The concept of a “multi-vector” foreign policy, in which states pursue a form of multi-polar balancing in order to preserve strategic independence while retaining the benefits of cooperation with more powerful states, has become common parlance in journalistic and academic discussions of post-Soviet international relations.  It might be suggested that multi-vectorism constitutes a form of post-Cold War nonalignment that avoids formal alliance commitments, while deriving benefits from economic and military affiliations or partnerships with both the great powers and their strategic competitors.  Within the past decade, it has been utilized in order to describe, as well as prescribe the diplomatic agendas and behavior of various countries, most prominently Kazakhstan (to which its origins are attributed), Ukraine, Moldova, Azerbaijan, Belarus, and by extension, Putin-era Russia.  However, it has at the same time rarely been articulated as a theoretical construct, having been applied for varying and inconsistent purposes (Kirbassov 2008).  Recent efforts to provide an analytical useful definition have identified the pursuit of multiple vectors as a pragmatic and non-ideological strategic activity engaged in by rational, self-interested actors (Hanks 2008, p. 7). 
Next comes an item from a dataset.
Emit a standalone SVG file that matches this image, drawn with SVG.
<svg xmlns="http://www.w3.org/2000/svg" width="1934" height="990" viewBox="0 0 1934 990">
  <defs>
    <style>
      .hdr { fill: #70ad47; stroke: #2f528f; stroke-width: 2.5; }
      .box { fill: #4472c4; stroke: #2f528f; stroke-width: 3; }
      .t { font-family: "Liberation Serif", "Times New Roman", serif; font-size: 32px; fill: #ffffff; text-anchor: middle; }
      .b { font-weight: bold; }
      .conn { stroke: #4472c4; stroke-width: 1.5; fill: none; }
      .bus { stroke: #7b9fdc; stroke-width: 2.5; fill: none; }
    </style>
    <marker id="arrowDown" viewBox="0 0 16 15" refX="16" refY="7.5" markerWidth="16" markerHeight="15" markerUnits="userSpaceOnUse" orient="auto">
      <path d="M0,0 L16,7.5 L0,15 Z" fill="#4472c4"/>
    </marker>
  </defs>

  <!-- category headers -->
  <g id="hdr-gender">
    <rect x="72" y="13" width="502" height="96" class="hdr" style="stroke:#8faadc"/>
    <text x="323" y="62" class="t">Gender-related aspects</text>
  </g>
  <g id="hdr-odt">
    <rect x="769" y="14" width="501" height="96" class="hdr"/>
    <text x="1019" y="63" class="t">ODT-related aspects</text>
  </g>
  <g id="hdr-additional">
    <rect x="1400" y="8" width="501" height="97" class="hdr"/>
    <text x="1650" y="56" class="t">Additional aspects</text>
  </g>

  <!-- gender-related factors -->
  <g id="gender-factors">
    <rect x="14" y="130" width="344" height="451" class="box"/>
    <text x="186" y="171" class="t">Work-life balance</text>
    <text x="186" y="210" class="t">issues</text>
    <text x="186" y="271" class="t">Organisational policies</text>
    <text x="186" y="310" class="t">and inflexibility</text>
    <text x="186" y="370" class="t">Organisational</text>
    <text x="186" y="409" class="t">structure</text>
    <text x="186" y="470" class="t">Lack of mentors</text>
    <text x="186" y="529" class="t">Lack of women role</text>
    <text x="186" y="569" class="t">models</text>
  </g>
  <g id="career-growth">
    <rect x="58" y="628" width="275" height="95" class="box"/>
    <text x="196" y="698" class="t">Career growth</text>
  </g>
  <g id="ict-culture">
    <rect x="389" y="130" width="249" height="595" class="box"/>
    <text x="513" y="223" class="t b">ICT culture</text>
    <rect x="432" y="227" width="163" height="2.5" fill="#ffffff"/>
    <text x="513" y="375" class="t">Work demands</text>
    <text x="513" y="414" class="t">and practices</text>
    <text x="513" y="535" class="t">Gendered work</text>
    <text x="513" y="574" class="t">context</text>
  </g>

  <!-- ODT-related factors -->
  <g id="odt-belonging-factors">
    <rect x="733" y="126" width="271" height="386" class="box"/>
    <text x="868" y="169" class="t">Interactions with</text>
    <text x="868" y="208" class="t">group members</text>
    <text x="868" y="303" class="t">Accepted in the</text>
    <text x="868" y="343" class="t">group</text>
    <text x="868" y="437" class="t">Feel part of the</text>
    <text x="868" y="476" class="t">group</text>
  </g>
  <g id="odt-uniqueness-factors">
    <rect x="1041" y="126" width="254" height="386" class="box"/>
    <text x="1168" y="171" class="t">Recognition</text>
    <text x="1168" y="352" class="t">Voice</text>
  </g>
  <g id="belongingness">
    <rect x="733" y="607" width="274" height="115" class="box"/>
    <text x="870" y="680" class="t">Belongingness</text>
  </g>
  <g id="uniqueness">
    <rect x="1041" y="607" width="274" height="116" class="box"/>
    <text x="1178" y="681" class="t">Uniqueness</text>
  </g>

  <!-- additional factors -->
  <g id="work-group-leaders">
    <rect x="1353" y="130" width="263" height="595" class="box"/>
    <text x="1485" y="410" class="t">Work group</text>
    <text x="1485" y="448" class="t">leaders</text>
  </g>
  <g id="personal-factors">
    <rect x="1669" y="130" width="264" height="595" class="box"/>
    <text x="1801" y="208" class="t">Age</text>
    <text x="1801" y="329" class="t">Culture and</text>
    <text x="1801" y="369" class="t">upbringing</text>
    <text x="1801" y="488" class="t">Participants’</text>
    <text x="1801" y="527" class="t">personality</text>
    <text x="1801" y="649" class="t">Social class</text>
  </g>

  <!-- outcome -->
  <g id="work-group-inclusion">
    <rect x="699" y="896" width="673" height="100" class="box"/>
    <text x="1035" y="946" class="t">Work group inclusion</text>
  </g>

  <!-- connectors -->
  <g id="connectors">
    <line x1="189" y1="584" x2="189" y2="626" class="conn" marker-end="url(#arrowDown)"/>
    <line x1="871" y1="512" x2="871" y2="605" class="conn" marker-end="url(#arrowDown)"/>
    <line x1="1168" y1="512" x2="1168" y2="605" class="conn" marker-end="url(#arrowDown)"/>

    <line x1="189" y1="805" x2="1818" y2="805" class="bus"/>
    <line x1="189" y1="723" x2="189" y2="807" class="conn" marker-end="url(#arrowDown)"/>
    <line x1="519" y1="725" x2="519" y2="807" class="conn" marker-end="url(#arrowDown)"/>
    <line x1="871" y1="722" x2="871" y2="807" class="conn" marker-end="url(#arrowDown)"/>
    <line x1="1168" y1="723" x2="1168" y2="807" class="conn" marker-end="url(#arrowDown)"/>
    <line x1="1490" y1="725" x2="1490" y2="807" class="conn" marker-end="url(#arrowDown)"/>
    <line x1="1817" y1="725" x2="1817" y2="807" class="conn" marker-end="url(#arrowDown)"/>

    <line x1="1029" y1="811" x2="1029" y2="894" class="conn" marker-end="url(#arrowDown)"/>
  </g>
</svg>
The Azerbaijani variant of multi-vectorism, the “balanced foreign policy” (balanslaşdırılmış xarici siyasət) doctrine initially introduced by Heydar Aliyev, is identified as a cornerstone of the nation’s diplomatic relations (National Security Concept of the Republic of Azerbaijan 2007, p.p. 3, 12).  More significantly, it provides an observable example of how a strong, centralized leadership pursues an alternate (i.e., non-military) means of expressing dissatisfaction with the constraints imposed by hierarchical arrangements.  Finally, its logic implies a fundamentally different view from that currently endorsed by Western policy advocates.  This recognizes that rather than reinforcing independence and sovereignty, the strategy of using energy and transport assets (i.e., the East-West corridor) for complete integration into the U.S.-led political and security architecture via Turkey’s NATO membership would involve surrendering national autonomy and self-reliance (Gaudiano 2007, p.p. 4, 7).  Through its promotion of multiple balancing, the present Azerbaijani leadership has in theory rejected the security policy formula of local “calls for empire” adopted by other Caucasus states – or, the linkage of national consolidation and survival to the aid and intervention of external powers (Jafalian 2004, p. 1).